Elastic Network Adapter (ENA) & Elastic Fabric Adapter (EFA)

#aws

Choosing networking options on EC2.

🚀 1. Elastic Network Adapter (ENA)

What it is:
- Default high-performance network interface for EC2.
- Provides high throughput (up to 100 Gbps) and low latency networking.
Protocol: Uses standard TCP/IP stack.
Use cases:
- General-purpose workloads.
- Web servers, databases, enterprise apps.
- Applications that need high bandwidth but don’t require specialized HPC communication.

What it is:
- A specialized network interface for HPC (High Performance Computing) and ML training workloads.
- Built on top of ENA, but adds OS-bypass networking with the Message Passing Interface (MPI).
Protocol: Supports libfabric API with EFA-specific extensions.
- Allows applications to bypass parts of the kernel networking stack → reducing latency & jitter.
Performance:
- Provides ultra-low latency, consistent performance for tightly coupled workloads.
- Can scale HPC clusters to thousands of nodes.
Use cases:
- HPC simulations (e.g., weather modeling, CFD, molecular dynamics).
- Machine learning distributed training (e.g., TensorFlow, PyTorch with Horovod).
- Workloads using MPI that require frequent, small, low-latency communications between nodes.

Feature	ENA	EFA
Protocol	TCP/IP stack	OS-bypass + MPI (via libfabric)
Latency	Low, but limited by TCP/IP	Ultra-low (microsecond-level)
Throughput	Up to 100 Gbps	Up to 100 Gbps (but optimized for small-message, HPC traffic)
Use cases	General apps, web servers, DBs, analytics	HPC, ML distributed training, tightly coupled workloads
Cluster scaling	Scales fine for throughput-heavy apps	Scales to thousands of nodes with consistent latency
Complexity	Easy — works out of the box	Requires HPC/ML apps built for MPI/libfabric

Use ENA if:
- You need general-purpose, high-bandwidth networking.
- Workloads are fine with TCP/IP latency (databases, streaming, web apps, microservices).
Use EFA if:
- You’re running HPC or distributed ML workloads that rely on MPI-style communication.
- Your workloads require very low latency and consistent communication between nodes.
- You want to scale workloads across thousands of EC2 instances efficiently.

👉 Quick analogy:

ENA = highway built for moving lots of traffic fast (bulk data transfer).
EFA = dedicated racing track for specialized cars (HPC/ML apps needing ultra-low latency).

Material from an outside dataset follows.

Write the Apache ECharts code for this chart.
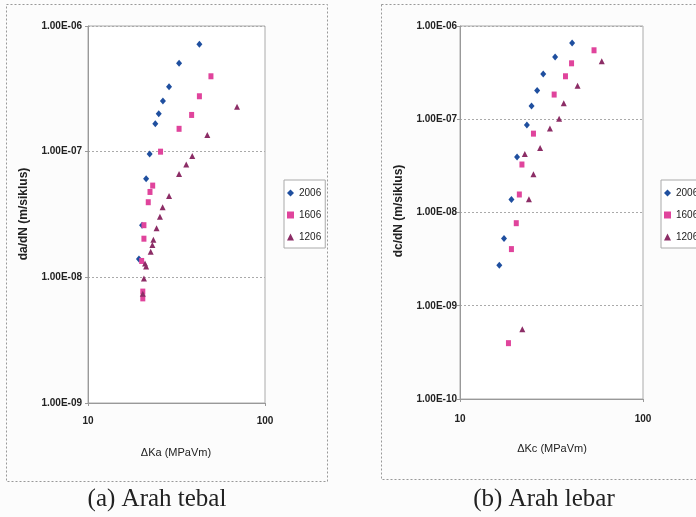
<!DOCTYPE html>
<html>
<head>
<meta charset="utf-8">
<script src="https://cdn.jsdelivr.net/npm/echarts@6/dist/echarts.min.js"></script>
<style>
html,body{margin:0;padding:0;background:#fcfcfc;}
#c{width:696px;height:517px;}
</style>
</head>
<body>
<div id="c"></div>
<script>
// ---- Data (a) Arah tebal : ΔKa vs da/dN ----
const seriesNames = ['2006', '1606', '1206'];
const Ka_2006 = [42.6, 32.7, 28.7, 26.5, 25.1, 24.0, 22.3, 21.3, 20.2, 19.4];
const da_2006 = [7.15e-7, 5.05e-7, 3.29e-7, 2.53e-7, 2.0e-7, 1.67e-7, 9.6e-8, 6.1e-8, 2.6e-8, 1.4e-8];
const Ka_1606 = [49.5, 42.6, 38.5, 32.7, 25.7, 23.2, 22.4, 21.9, 20.7, 20.7, 20.1, 20.4, 20.4];
const da_1606 = [3.98e-7, 2.76e-7, 1.96e-7, 1.52e-7, 1.0e-7, 5.37e-8, 4.78e-8, 3.96e-8, 2.6e-8, 2.03e-8, 1.35e-8, 7.7e-9, 6.8e-9];
const Ka_1206 = [69.5, 47.2, 38.8, 35.9, 32.7, 28.7, 26.4, 25.5, 24.4, 23.4, 23.1, 22.6, 21.0, 21.3, 20.7, 20.4];
const da_1206 = [2.28e-7, 1.36e-7, 9.25e-8, 7.9e-8, 6.65e-8, 4.44e-8, 3.61e-8, 3.04e-8, 2.46e-8, 1.99e-8, 1.81e-8, 1.6e-8, 1.29e-8, 1.22e-8, 9.8e-9, 7.4e-9];

// ---- Data (b) Arah lebar : ΔKc vs dc/dN ----
const Kc_2006 = [41.0, 33.1, 28.5, 26.4, 24.6, 23.2, 20.5, 19.1, 17.4, 16.4];
const dc_2006 = [6.57e-7, 4.65e-7, 3.06e-7, 2.03e-7, 1.39e-7, 8.69e-8, 3.94e-8, 1.38e-8, 5.26e-9, 2.72e-9];
const Kc_1606 = [54.0, 40.7, 37.7, 32.7, 25.2, 21.8, 21.1, 20.3, 19.1, 18.4];
const dc_1606 = [5.49e-7, 3.98e-7, 2.89e-7, 1.84e-7, 7.01e-8, 3.27e-8, 1.56e-8, 7.68e-9, 4.05e-9, 3.97e-10];
const Kc_1206 = [59.5, 43.9, 36.9, 34.8, 31.0, 27.4, 22.6, 25.2, 23.8, 21.9];
const dc_1206 = [4.19e-7, 2.28e-7, 1.48e-7, 1.01e-7, 7.94e-8, 4.92e-8, 4.25e-8, 2.57e-8, 1.39e-8, 5.61e-10];

// ---- Axis texts ----
const xTitleA = 'ΔKa (MPaVm)';
const xTitleB = 'ΔKc (MPaVm)';
const yTitleA = 'da/dN (m/siklus)';
const yTitleB = 'dc/dN (m/siklus)';
const captionA = '(a) Arah tebal';
const captionB = '(b) Arah lebar';

const zip = (xs, ys) => xs.map((x, i) => [x, ys[i]]);
const sym = {
  '2006': {symbol: 'diamond', size: [6, 7], color: '#1f4f9f'},
  '1606': {symbol: 'rect', size: [5, 6], color: '#e0449c'},
  '1206': {symbol: 'triangle', size: [6, 6], color: '#8c2d66'}
};

function sciFmt(v) {
  const e = Math.floor(Math.log10(v) + 1e-9);
  const m = v / Math.pow(10, e);
  return m.toFixed(2) + 'E' + (e < 0 ? '-' : '+') + String(Math.abs(e)).padStart(2, '0');
}

const labelFont = {fontFamily: 'Liberation Sans', fontSize: 10, fontWeight: 'bold', color: '#222'};

function mkX(idx, margin) {
  return {
    type: 'log', logBase: 10, min: 10, max: 100, gridIndex: idx,
    axisLine: {lineStyle: {color: '#999', width: 1}},
    axisTick: {show: true, length: 3, lineStyle: {color: '#999'}},
    axisLabel: Object.assign({margin: margin, formatter: v => String(Math.round(v))}, labelFont),
    splitLine: {show: false}, minorTick: {show: false}
  };
}
function mkY(idx, min, margin) {
  return {
    type: 'log', logBase: 10, min: min, max: 1e-6, gridIndex: idx,
    axisLine: {show: true, lineStyle: {color: '#999', width: 1}},
    axisTick: {show: true, length: 3, lineStyle: {color: '#999'}},
    axisLabel: Object.assign({margin: margin, formatter: sciFmt}, labelFont),
    splitLine: {show: true, lineStyle: {color: '#aaa', type: [2, 2], width: 1}}
  };
}

const series = [];
const dataA = {'2006': zip(Ka_2006, da_2006), '1606': zip(Ka_1606, da_1606), '1206': zip(Ka_1206, da_1206)};
const dataB = {'2006': zip(Kc_2006, dc_2006), '1606': zip(Kc_1606, dc_1606), '1206': zip(Kc_1206, dc_1206)};
[dataA, dataB].forEach((d, gi) => {
  seriesNames.forEach(n => {
    series.push({
      name: n, type: 'scatter', xAxisIndex: gi, yAxisIndex: gi,
      symbol: sym[n].symbol, symbolSize: sym[n].size,
      itemStyle: {color: sym[n].color, opacity: 1},
      emphasis: {disabled: true},
      data: d[n]
    });
  });
});

function mkLegend(left) {
  return {
    data: seriesNames, orient: 'vertical', left: left, top: 180,
    padding: [7, 4, 5, 3], itemGap: 10, itemWidth: 7, itemHeight: 7, itemTextGap: 3,
    backgroundColor: '#fff', borderColor: '#aaa', borderWidth: 1,
    selectedMode: false,
    textStyle: {fontFamily: 'Liberation Sans', fontSize: 10, lineHeight: 12, color: '#222'}
  };
}

const titleFont = {fontFamily: 'Liberation Sans', fontSize: 11, fill: '#222'};

const option = {
  backgroundColor: '#fcfcfc',
  animation: false,
  grid: [
    {left: 88, top: 26, width: 177, height: 377, show: true, borderColor: '#aaa', borderWidth: 1, backgroundColor: '#fff'},
    {left: 460, top: 26, width: 183, height: 373, show: true, borderColor: '#aaa', borderWidth: 1, backgroundColor: '#fff'}
  ],
  xAxis: [mkX(0, 13), mkX(1, 15)],
  yAxis: [mkY(0, 1e-9, 6), mkY(1, 1e-10, 3)],
  legend: [mkLegend(284), mkLegend(661)],
  series: series,
  graphic: [
    {type: 'rect', z: -10, shape: {x: 6.5, y: 4.5, width: 321, height: 477},
     style: {fill: 'none', stroke: '#999', lineWidth: 1, lineDash: [2, 2]}},
    {type: 'rect', z: -10, shape: {x: 381.5, y: 4.5, width: 400, height: 475},
     style: {fill: 'none', stroke: '#999', lineWidth: 1, lineDash: [2, 2]}},
    {type: 'text', x: 176, y: 453, style: Object.assign({text: xTitleA, textAlign: 'center', textVerticalAlign: 'middle'}, titleFont)},
    {type: 'text', x: 552, y: 449, style: Object.assign({text: xTitleB, textAlign: 'center', textVerticalAlign: 'middle'}, titleFont)},
    {type: 'text', x: 24, y: 214, rotation: Math.PI / 2,
     style: {text: yTitleA, textAlign: 'center', textVerticalAlign: 'middle', fontFamily: 'Liberation Sans', fontSize: 12, fontWeight: 'bold', fill: '#222'}},
    {type: 'text', x: 399, y: 211, rotation: Math.PI / 2,
     style: {text: yTitleB, textAlign: 'center', textVerticalAlign: 'middle', fontFamily: 'Liberation Sans', fontSize: 12, fontWeight: 'bold', fill: '#222'}},
    {type: 'text', x: 157, y: 499,
     style: {text: captionA, textAlign: 'center', textVerticalAlign: 'middle', fontFamily: 'Liberation Serif', fontSize: 25, fill: '#222'}},
    {type: 'text', x: 544, y: 499,
     style: {text: captionB, textAlign: 'center', textVerticalAlign: 'middle', fontFamily: 'Liberation Serif', fontSize: 25, fill: '#222'}}
  ]
};

const chart = echarts.init(document.getElementById('c'), null, {renderer: 'canvas'});
chart.setOption(option);
</script>
</body>
</html>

Purpose: Provides high-performance networking for EC2 instances.
Features:
- High bandwidth (up to 100 Gbps on some instance types)
- Low latency
- Supports SR-IOV (direct network access from the instance to the hardware)
Enabled on: Modern instance types (e.g., C5, M5, R5).
Use case: General high-throughput and low-latency workloads.

Purpose: Specialized network interface for HPC (High Performance Computing) workloads.
Features:
- Supports OS-bypass and RDMA (Remote Direct Memory Access)
- Ultra-low latency and high throughput
- Required for tightly coupled HPC applications (like MPI-based clusters)
Enabled on: Specific HPC-compatible EC2 instances (e.g., C5n, P4d, Hpc6id)
Use case: HPC, ML training clusters, scientific simulations where sub-millisecond latency matters.

Adapter	EC2 Types	Latency	Special Features	Use Case
ENA	Most modern EC2	Low	High bandwidth	General high-performance networking
EFA	HPC-compatible EC2	Ultra-low	RDMA, OS-bypass	Tightly coupled HPC / MPI workloads

Key point:

ENA is sufficient for most near-real-time workloads requiring low latency between nodes.
EFA is only needed when you need ultra-low latency for HPC-style communication.